WRITTEN PROBLEM => Copy out the listing that follows, exactly, without its pictures.

GIVEN INFORMATION =>
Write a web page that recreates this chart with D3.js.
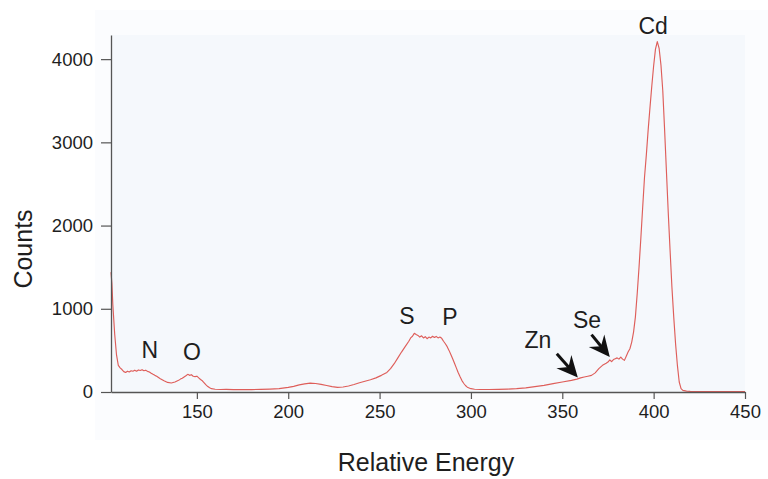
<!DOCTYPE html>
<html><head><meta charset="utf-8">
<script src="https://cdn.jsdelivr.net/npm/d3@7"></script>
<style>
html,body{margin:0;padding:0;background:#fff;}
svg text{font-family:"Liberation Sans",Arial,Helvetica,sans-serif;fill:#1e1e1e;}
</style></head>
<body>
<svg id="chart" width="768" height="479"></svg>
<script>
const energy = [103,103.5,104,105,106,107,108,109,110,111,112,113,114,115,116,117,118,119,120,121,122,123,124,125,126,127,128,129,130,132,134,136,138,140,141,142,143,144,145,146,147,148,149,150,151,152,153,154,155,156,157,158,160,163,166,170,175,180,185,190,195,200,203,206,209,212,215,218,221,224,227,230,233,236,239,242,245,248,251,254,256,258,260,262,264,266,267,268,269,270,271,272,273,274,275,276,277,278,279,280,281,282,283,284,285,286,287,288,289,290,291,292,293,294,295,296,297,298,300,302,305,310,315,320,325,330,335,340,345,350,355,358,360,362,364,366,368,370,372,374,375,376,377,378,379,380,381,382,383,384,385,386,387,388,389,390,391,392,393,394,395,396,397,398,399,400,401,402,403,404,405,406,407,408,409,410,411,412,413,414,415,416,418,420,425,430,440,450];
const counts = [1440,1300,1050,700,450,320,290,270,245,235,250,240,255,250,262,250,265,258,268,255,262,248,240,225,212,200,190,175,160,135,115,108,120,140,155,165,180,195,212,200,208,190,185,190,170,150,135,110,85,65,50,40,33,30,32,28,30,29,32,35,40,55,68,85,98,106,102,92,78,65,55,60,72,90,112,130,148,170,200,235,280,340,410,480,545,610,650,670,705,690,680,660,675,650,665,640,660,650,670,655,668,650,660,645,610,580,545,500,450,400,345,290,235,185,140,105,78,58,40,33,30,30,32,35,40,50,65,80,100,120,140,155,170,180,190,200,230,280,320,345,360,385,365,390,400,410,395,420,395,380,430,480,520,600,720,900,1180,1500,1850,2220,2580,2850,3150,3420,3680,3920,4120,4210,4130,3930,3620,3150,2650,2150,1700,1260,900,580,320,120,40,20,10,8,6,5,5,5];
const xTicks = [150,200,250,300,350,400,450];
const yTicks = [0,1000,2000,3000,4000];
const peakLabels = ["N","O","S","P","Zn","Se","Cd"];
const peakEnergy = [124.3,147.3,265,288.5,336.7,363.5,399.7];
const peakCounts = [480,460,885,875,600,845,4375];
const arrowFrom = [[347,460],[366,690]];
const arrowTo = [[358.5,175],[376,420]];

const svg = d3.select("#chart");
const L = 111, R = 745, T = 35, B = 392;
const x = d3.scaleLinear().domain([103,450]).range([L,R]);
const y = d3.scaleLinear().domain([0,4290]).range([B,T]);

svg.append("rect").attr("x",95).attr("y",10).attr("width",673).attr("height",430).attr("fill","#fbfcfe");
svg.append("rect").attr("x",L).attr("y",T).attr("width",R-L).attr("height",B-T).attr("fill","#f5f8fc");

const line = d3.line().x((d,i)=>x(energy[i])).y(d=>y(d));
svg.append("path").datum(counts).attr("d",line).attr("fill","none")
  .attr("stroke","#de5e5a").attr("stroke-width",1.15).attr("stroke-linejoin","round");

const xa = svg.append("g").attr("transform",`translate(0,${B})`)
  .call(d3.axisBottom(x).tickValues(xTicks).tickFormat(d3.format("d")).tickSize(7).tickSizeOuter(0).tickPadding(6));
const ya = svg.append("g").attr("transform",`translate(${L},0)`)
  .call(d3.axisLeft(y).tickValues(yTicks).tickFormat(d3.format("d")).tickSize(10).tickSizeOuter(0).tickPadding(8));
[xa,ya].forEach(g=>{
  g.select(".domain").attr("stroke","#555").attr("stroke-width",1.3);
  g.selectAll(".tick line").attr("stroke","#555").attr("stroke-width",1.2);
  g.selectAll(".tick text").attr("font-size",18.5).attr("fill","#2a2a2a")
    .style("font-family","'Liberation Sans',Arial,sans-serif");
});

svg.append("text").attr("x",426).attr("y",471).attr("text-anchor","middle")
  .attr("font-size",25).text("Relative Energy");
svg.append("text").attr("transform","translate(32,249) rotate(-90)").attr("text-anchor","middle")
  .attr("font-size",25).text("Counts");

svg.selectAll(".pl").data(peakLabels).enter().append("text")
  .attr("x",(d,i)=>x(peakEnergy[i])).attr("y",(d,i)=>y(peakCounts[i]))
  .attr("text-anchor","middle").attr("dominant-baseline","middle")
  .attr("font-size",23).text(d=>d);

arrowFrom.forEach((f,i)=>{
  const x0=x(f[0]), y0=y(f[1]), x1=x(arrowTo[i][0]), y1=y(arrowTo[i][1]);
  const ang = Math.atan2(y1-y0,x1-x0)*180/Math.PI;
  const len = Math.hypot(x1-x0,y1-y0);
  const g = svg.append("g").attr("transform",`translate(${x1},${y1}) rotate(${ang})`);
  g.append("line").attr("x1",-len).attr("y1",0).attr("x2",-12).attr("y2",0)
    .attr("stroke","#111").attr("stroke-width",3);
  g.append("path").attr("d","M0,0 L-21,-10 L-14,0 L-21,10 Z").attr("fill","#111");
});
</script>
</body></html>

THE REPLY =>
Write a web page that recreates this chart with D3.js.
<!DOCTYPE html>
<html><head><meta charset="utf-8">
<script src="https://cdn.jsdelivr.net/npm/d3@7"></script>
<style>
html,body{margin:0;padding:0;background:#fff;}
svg text{font-family:"Liberation Sans",Arial,Helvetica,sans-serif;fill:#1e1e1e;}
</style></head>
<body>
<svg id="chart" width="768" height="479"></svg>
<script>
const energy = [103,103.5,104,105,106,107,108,109,110,111,112,113,114,115,116,117,118,119,120,121,122,123,124,125,126,127,128,129,130,132,134,136,138,140,141,142,143,144,145,146,147,148,149,150,151,152,153,154,155,156,157,158,160,163,166,170,175,180,185,190,195,200,203,206,209,212,215,218,221,224,227,230,233,236,239,242,245,248,251,254,256,258,260,262,264,266,267,268,269,270,271,272,273,274,275,276,277,278,279,280,281,282,283,284,285,286,287,288,289,290,291,292,293,294,295,296,297,298,300,302,305,310,315,320,325,330,335,340,345,350,355,358,360,362,364,366,368,370,372,374,375,376,377,378,379,380,381,382,383,384,385,386,387,388,389,390,391,392,393,394,395,396,397,398,399,400,401,402,403,404,405,406,407,408,409,410,411,412,413,414,415,416,418,420,425,430,440,450];
const counts = [1440,1300,1050,700,450,320,290,270,245,235,250,240,255,250,262,250,265,258,268,255,262,248,240,225,212,200,190,175,160,135,115,108,120,140,155,165,180,195,212,200,208,190,185,190,170,150,135,110,85,65,50,40,33,30,32,28,30,29,32,35,40,55,68,85,98,106,102,92,78,65,55,60,72,90,112,130,148,170,200,235,280,340,410,480,545,610,650,670,705,690,680,660,675,650,665,640,660,650,670,655,668,650,660,645,610,580,545,500,450,400,345,290,235,185,140,105,78,58,40,33,30,30,32,35,40,50,65,80,100,120,140,155,170,180,190,200,230,280,320,345,360,385,365,390,400,410,395,420,395,380,430,480,520,600,720,900,1180,1500,1850,2220,2580,2850,3150,3420,3680,3920,4120,4210,4130,3930,3620,3150,2650,2150,1700,1260,900,580,320,120,40,20,10,8,6,5,5,5];
const xTicks = [150,200,250,300,350,400,450];
const yTicks = [0,1000,2000,3000,4000];
const peakLabels = ["N","O","S","P","Zn","Se","Cd"];
const peakEnergy = [124.3,147.3,265,288.5,336.7,363.5,399.7];
const peakCounts = [480,460,885,875,600,845,4375];
const arrowFrom = [[347,460],[366,690]];
const arrowTo = [[358.5,175],[376,420]];

const svg = d3.select("#chart");
const L = 111, R = 745, T = 35, B = 392;
const x = d3.scaleLinear().domain([103,450]).range([L,R]);
const y = d3.scaleLinear().domain([0,4290]).range([B,T]);

svg.append("rect").attr("x",95).attr("y",10).attr("width",673).attr("height",430).attr("fill","#fbfcfe");
svg.append("rect").attr("x",L).attr("y",T).attr("width",R-L).attr("height",B-T).attr("fill","#f5f8fc");

const line = d3.line().x((d,i)=>x(energy[i])).y(d=>y(d));
svg.append("path").datum(counts).attr("d",line).attr("fill","none")
  .attr("stroke","#de5e5a").attr("stroke-width",1.15).attr("stroke-linejoin","round");

const xa = svg.append("g").attr("transform",`translate(0,${B})`)
  .call(d3.axisBottom(x).tickValues(xTicks).tickFormat(d3.format("d")).tickSize(7).tickSizeOuter(0).tickPadding(6));
const ya = svg.append("g").attr("transform",`translate(${L},0)`)
  .call(d3.axisLeft(y).tickValues(yTicks).tickFormat(d3.format("d")).tickSize(10).tickSizeOuter(0).tickPadding(8));
[xa,ya].forEach(g=>{
  g.select(".domain").attr("stroke","#555").attr("stroke-width",1.3);
  g.selectAll(".tick line").attr("stroke","#555").attr("stroke-width",1.2);
  g.selectAll(".tick text").attr("font-size",18.5).attr("fill","#2a2a2a")
    .style("font-family","'Liberation Sans',Arial,sans-serif");
});

svg.append("text").attr("x",426).attr("y",471).attr("text-anchor","middle")
  .attr("font-size",25).text("Relative Energy");
svg.append("text").attr("transform","translate(32,249) rotate(-90)").attr("text-anchor","middle")
  .attr("font-size",25).text("Counts");

svg.selectAll(".pl").data(peakLabels).enter().append("text")
  .attr("x",(d,i)=>x(peakEnergy[i])).attr("y",(d,i)=>y(peakCounts[i]))
  .attr("text-anchor","middle").attr("dominant-baseline","middle")
  .attr("font-size",23).text(d=>d);

arrowFrom.forEach((f,i)=>{
  const x0=x(f[0]), y0=y(f[1]), x1=x(arrowTo[i][0]), y1=y(arrowTo[i][1]);
  const ang = Math.atan2(y1-y0,x1-x0)*180/Math.PI;
  const len = Math.hypot(x1-x0,y1-y0);
  const g = svg.append("g").attr("transform",`translate(${x1},${y1}) rotate(${ang})`);
  g.append("line").attr("x1",-len).attr("y1",0).attr("x2",-12).attr("y2",0)
    .attr("stroke","#111").attr("stroke-width",3);
  g.append("path").attr("d","M0,0 L-21,-10 L-14,0 L-21,10 Z").attr("fill","#111");
});
</script>
</body></html>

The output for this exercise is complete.